しかし、最近のソフトウェア(特にスマホ用アプリ)を見ていて、そのような配慮がされていると感じる事は、ほとんどなくなりました。

特に最近、大きな変更でユーザーを混乱させたと思うのは、Windows標準のインターネットブラウザのInternet ExplorerからMicrosoft Edgeへの変更です(Edgeについては、更に、Chromiumベースへの変更という問題もありました)。

企業や行政が提供するサービスを使う上で、インターネットブラウザの操作は欠かせません。

この為、この変更で混乱したユーザー(特に初心者)は、かなり多かったように思います。

ユーザーをサポートする側の立場でも、「最低でも、ユーザーインターフェイスの部分は変えないでおいてくれたらなぁ」と思った人は少なくないと思います。

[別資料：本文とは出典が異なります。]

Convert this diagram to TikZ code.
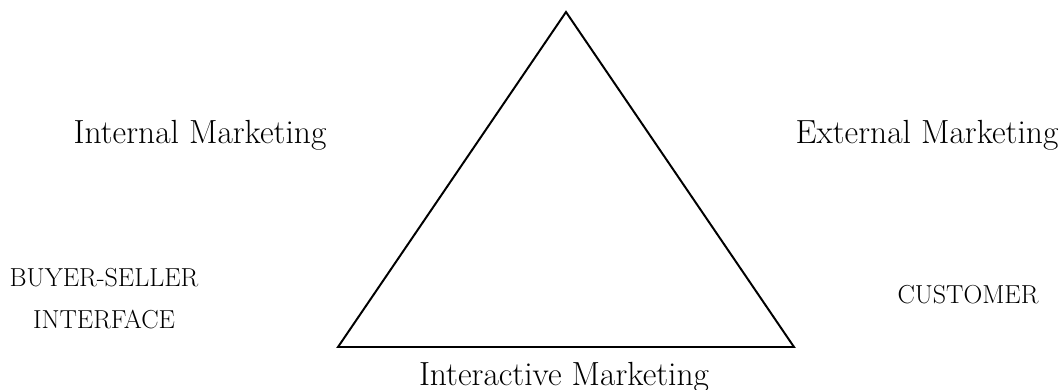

ちなみに、以前は、ソフトウェアのアップデート(バージョンアップ)が強制的に行われる事はありませんでした。

この為、マニュアル(ガイドブック)と画面が食い違う事も、それほど多くはなかったはずです。

ですから、今よりは、「マニュアルを見ながら操作すれば、何とかなる」と感じていた人は多かったのではないでしょうか。

もちろん、アップデートの必要性が以前より高くなっている事情は解りますし、こまめな機能修正・追加も歓迎される事ではあるでしょう。

しかし、限られたユーザーだけではなく、多くのユーザーが使わざるを得ないようなソフトウェアに関しては、様々な「操作性の問題」についても、同時に配慮がされていく時代になって欲しいものだと思います。


今後、もし、操作方法の変化に対応出来ない人への配慮があまりに行われず、そのせいでIT化が遅れるような事があるようであれば、

一度覚えた操作方法で、最低限のデジタル機器の機能が使い続けられる権利」

といった権利を保護の対象としていく事も考えた方が良いのかもしれません。


なお、このブログをご覧の方は、IT機器の操作に自信のある方が多いかもしれません。

ですから、このような話題はピンと来ない方も多いかもしれません。

しかし、人は歳を取ります。

今、「IT機器の扱いは簡単だ」と感じている人も、もう少し年を重ねれば、感じる事は変わるかもしれません。

実際、今、「IT機器は苦手だ」という高齢者の中に、「昔は機械が得意だった」と仰る方は少なくありません。

ですから、今はピンと来ない方にも、出来れば、「自分にも関係がある事」と受け止めて頂ければ、と思います。